Give back the full listing, character for character, with no pictures.

—————

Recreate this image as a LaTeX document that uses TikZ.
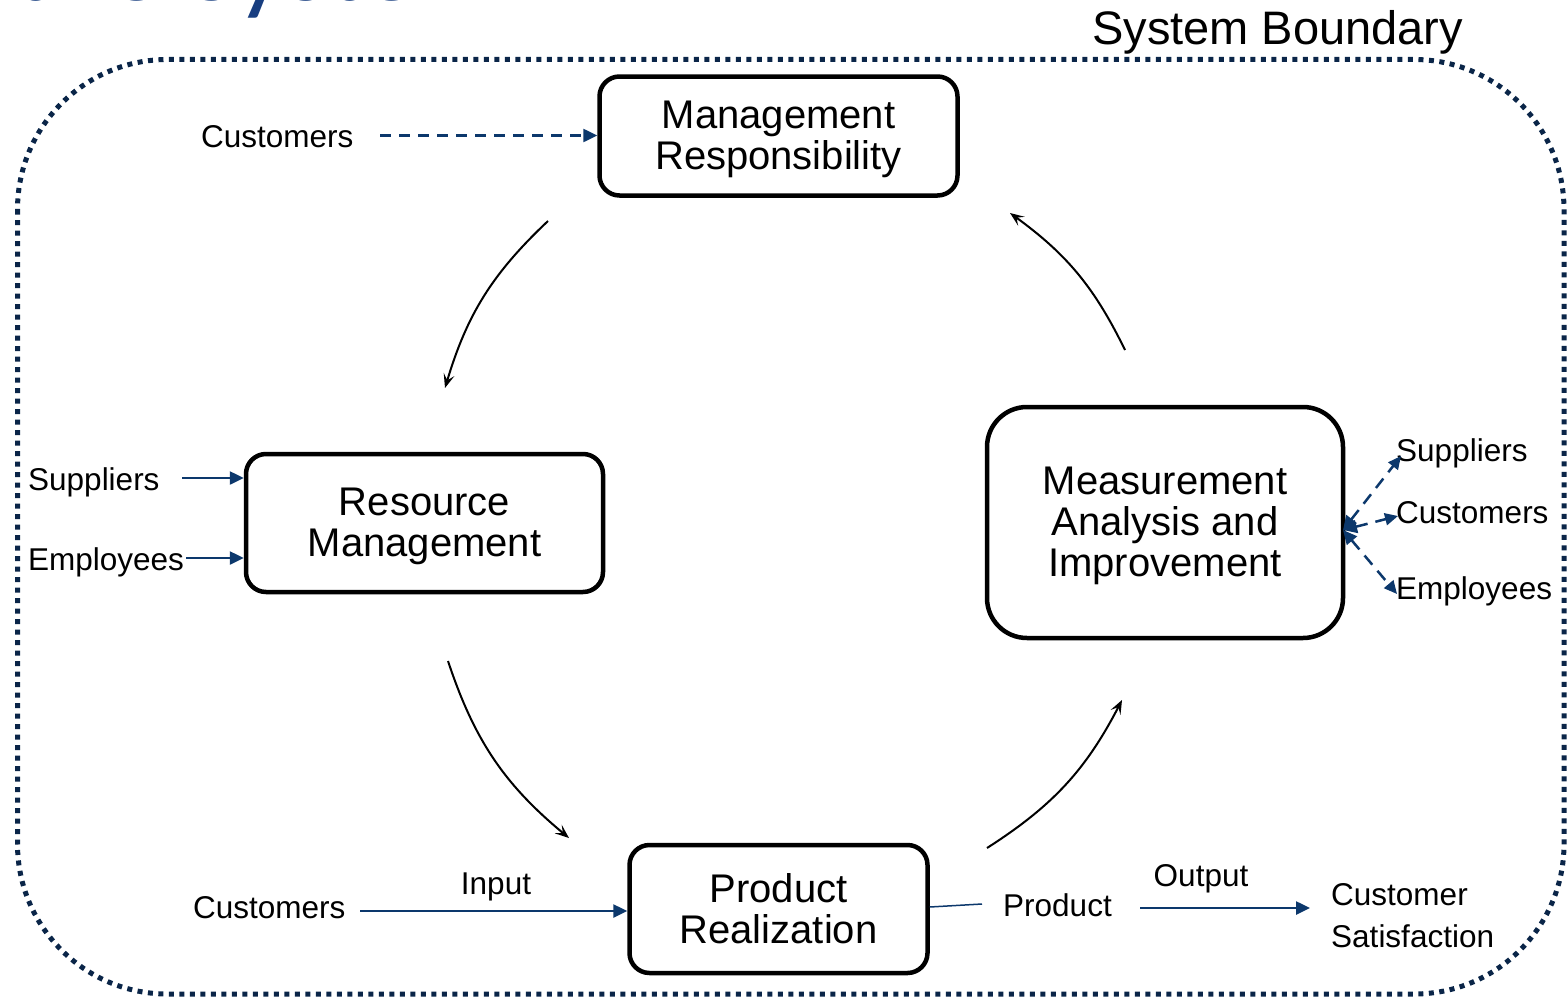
\documentclass[tikz,border=0pt]{standalone}
\usepackage{fontspec}
\setmainfont{Liberation Sans}
\newfontfamily\titlefont{Carlito}
\usetikzlibrary{arrows.meta,calc}
\definecolor{navy}{RGB}{10,37,72}
\definecolor{arrowblue}{RGB}{12,56,108}
\definecolor{titleblue}{RGB}{24,62,128}
\newcommand{\topfix}{\rule{0pt}{34pt}}
\tikzset{
 procbox/.style={draw=black, line width=4.5pt, rounded corners=20pt, inner sep=0pt, align=center, font=\fontsize{40}{41}\selectfont},
 lbl/.style={anchor=base west, inner sep=0pt, font=\fontsize{31.5}{42}\selectfont},
 clbl/.style={anchor=base, inner sep=0pt, font=\fontsize{31.5}{42}\selectfont},
 flow/.style={draw=arrowblue, line width=2.5pt, -{Triangle[length=14pt,width=13pt]}},
 dflow/.style={flow, dash pattern=on 11pt off 8pt},
 dflow2/.style={draw=arrowblue, line width=2.5pt, dash pattern=on 12pt off 8pt, {Triangle[length=14pt,width=13pt]}-{Triangle[length=13pt,width=12pt]}},
 cyc/.style={draw=black, line width=2pt, -{Stealth[length=14pt,width=11pt,inset=6pt]}},
}
\begin{document}
\begin{tikzpicture}[x=1pt,y=-1pt]
\useasboundingbox (0,0) rectangle (1568,998);
% partial title
\node[anchor=base west, inner sep=0pt, font=\titlefont\fontsize{110}{110}\selectfont, text=titleblue] (title) at (13,0.5) {the System};
% system boundary
\draw[navy, line width=5pt, dash pattern=on 5pt off 5.5pt, rounded corners=150pt] (17.5,59.5) rectangle (1564,994);
\node[anchor=base west, inner sep=0pt, font=\fontsize{47}{52}\selectfont] (sb) at (1092,45) {System Boundary};

% process boxes
\node[procbox, minimum width=358pt, minimum height=119pt] (mr) at (778.5,136) {\topfix Management\\Responsibility};
\node[procbox, minimum width=357pt, minimum height=138pt] (rm) at (424.5,523) {\topfix Resource\\Management};
\node[procbox, rounded corners=40pt, minimum width=356pt, minimum height=231pt] (mai) at (1165,522.5) {\topfix Measurement\\Analysis and\\Improvement};
\node[procbox, minimum width=298pt, minimum height=128pt] (pr) at (778.5,909) {Product\\Realization};

% labels
\node[lbl] (cT) at (201,147) {Customers};
\node[lbl] (sL) at (28,490) {Suppliers};
\node[lbl] (eL) at (28,570) {Employees};
\node[lbl] (cB) at (193,918) {Customers};
\node[clbl] (inp) at (496,894) {Input};
\node[lbl] (prod) at (1003,916) {Product};
\node[clbl] (out) at (1201,886) {Output};
\node[anchor=north west, inner sep=0pt, align=left, font=\fontsize{31.5}{42}\selectfont] (cs) at (1331,883) {Customer\\Satisfaction};
\node[lbl] (rsup) at (1396,461) {Suppliers};
\node[lbl] (rcus) at (1396,523) {Customers};
\node[lbl] (remp) at (1396,599) {Employees};

% blue connectors
\coordinate (cTa) at (380,135.5);
\draw[dflow] (cTa) -- (cTa -| mr.west);
\coordinate (sA) at (182,478);
\draw[flow] (sA) -- (sA -| rm.west);
\coordinate (eA) at (186,558);
\draw[flow] (eA) -- (eA -| rm.west);
\coordinate (inA) at (360,911);
\draw[flow] (inA) -- (inA -| pr.west);
\coordinate (pA) at (982,904);
\draw[arrowblue, line width=1.5pt] ([yshift=2pt]pr.east) -- (pA);
\coordinate (oA) at (1140,908);
\coordinate (oB) at (1310,908);
\draw[flow] (oA) -- (oB);
\coordinate (mE) at (1343,530);
\coordinate (tS) at (1401,456);
\coordinate (tC) at (1398,516);
\coordinate (tE) at (1397,594);
\draw[dflow2] (mE) -- (tS);
\draw[dflow2] (mE) -- (tC);
\draw[dflow2] (mE) -- (tE);

% cycle arrows
\coordinate (a1s) at (548,221);
\coordinate (a1e) at (445,388);
\draw[cyc] (a1s) to[bend right=15] (a1e);
\coordinate (a2s) at (448,661);
\coordinate (a2e) at (569,838);
\draw[cyc] (a2s) to[bend right=16] (a2e);
\coordinate (a3s) at (987,848);
\coordinate (a3e) at (1122,700);
\draw[cyc] (a3s) to[bend right=15] (a3e);
\coordinate (a4s) at (1125,350);
\coordinate (a4e) at (1010,213);
\draw[cyc] (a4s) to[bend right=14] (a4e);
\end{tikzpicture}
\end{document}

—————

**SOLUTION BELOW**:
Recreate this image as a LaTeX document that uses TikZ.
\documentclass[tikz,border=0pt]{standalone}
\usepackage{fontspec}
\setmainfont{Liberation Sans}
\newfontfamily\titlefont{Carlito}
\usetikzlibrary{arrows.meta,calc}
\definecolor{navy}{RGB}{10,37,72}
\definecolor{arrowblue}{RGB}{12,56,108}
\definecolor{titleblue}{RGB}{24,62,128}
\newcommand{\topfix}{\rule{0pt}{34pt}}
\tikzset{
 procbox/.style={draw=black, line width=4.5pt, rounded corners=20pt, inner sep=0pt, align=center, font=\fontsize{40}{41}\selectfont},
 lbl/.style={anchor=base west, inner sep=0pt, font=\fontsize{31.5}{42}\selectfont},
 clbl/.style={anchor=base, inner sep=0pt, font=\fontsize{31.5}{42}\selectfont},
 flow/.style={draw=arrowblue, line width=2.5pt, -{Triangle[length=14pt,width=13pt]}},
 dflow/.style={flow, dash pattern=on 11pt off 8pt},
 dflow2/.style={draw=arrowblue, line width=2.5pt, dash pattern=on 12pt off 8pt, {Triangle[length=14pt,width=13pt]}-{Triangle[length=13pt,width=12pt]}},
 cyc/.style={draw=black, line width=2pt, -{Stealth[length=14pt,width=11pt,inset=6pt]}},
}
\begin{document}
\begin{tikzpicture}[x=1pt,y=-1pt]
\useasboundingbox (0,0) rectangle (1568,998);
% partial title
\node[anchor=base west, inner sep=0pt, font=\titlefont\fontsize{110}{110}\selectfont, text=titleblue] (title) at (13,0.5) {the System};
% system boundary
\draw[navy, line width=5pt, dash pattern=on 5pt off 5.5pt, rounded corners=150pt] (17.5,59.5) rectangle (1564,994);
\node[anchor=base west, inner sep=0pt, font=\fontsize{47}{52}\selectfont] (sb) at (1092,45) {System Boundary};

% process boxes
\node[procbox, minimum width=358pt, minimum height=119pt] (mr) at (778.5,136) {\topfix Management\\Responsibility};
\node[procbox, minimum width=357pt, minimum height=138pt] (rm) at (424.5,523) {\topfix Resource\\Management};
\node[procbox, rounded corners=40pt, minimum width=356pt, minimum height=231pt] (mai) at (1165,522.5) {\topfix Measurement\\Analysis and\\Improvement};
\node[procbox, minimum width=298pt, minimum height=128pt] (pr) at (778.5,909) {Product\\Realization};

% labels
\node[lbl] (cT) at (201,147) {Customers};
\node[lbl] (sL) at (28,490) {Suppliers};
\node[lbl] (eL) at (28,570) {Employees};
\node[lbl] (cB) at (193,918) {Customers};
\node[clbl] (inp) at (496,894) {Input};
\node[lbl] (prod) at (1003,916) {Product};
\node[clbl] (out) at (1201,886) {Output};
\node[anchor=north west, inner sep=0pt, align=left, font=\fontsize{31.5}{42}\selectfont] (cs) at (1331,883) {Customer\\Satisfaction};
\node[lbl] (rsup) at (1396,461) {Suppliers};
\node[lbl] (rcus) at (1396,523) {Customers};
\node[lbl] (remp) at (1396,599) {Employees};

% blue connectors
\coordinate (cTa) at (380,135.5);
\draw[dflow] (cTa) -- (cTa -| mr.west);
\coordinate (sA) at (182,478);
\draw[flow] (sA) -- (sA -| rm.west);
\coordinate (eA) at (186,558);
\draw[flow] (eA) -- (eA -| rm.west);
\coordinate (inA) at (360,911);
\draw[flow] (inA) -- (inA -| pr.west);
\coordinate (pA) at (982,904);
\draw[arrowblue, line width=1.5pt] ([yshift=2pt]pr.east) -- (pA);
\coordinate (oA) at (1140,908);
\coordinate (oB) at (1310,908);
\draw[flow] (oA) -- (oB);
\coordinate (mE) at (1343,530);
\coordinate (tS) at (1401,456);
\coordinate (tC) at (1398,516);
\coordinate (tE) at (1397,594);
\draw[dflow2] (mE) -- (tS);
\draw[dflow2] (mE) -- (tC);
\draw[dflow2] (mE) -- (tE);

% cycle arrows
\coordinate (a1s) at (548,221);
\coordinate (a1e) at (445,388);
\draw[cyc] (a1s) to[bend right=15] (a1e);
\coordinate (a2s) at (448,661);
\coordinate (a2e) at (569,838);
\draw[cyc] (a2s) to[bend right=16] (a2e);
\coordinate (a3s) at (987,848);
\coordinate (a3e) at (1122,700);
\draw[cyc] (a3s) to[bend right=15] (a3e);
\coordinate (a4s) at (1125,350);
\coordinate (a4e) at (1010,213);
\draw[cyc] (a4s) to[bend right=14] (a4e);
\end{tikzpicture}
\end{document}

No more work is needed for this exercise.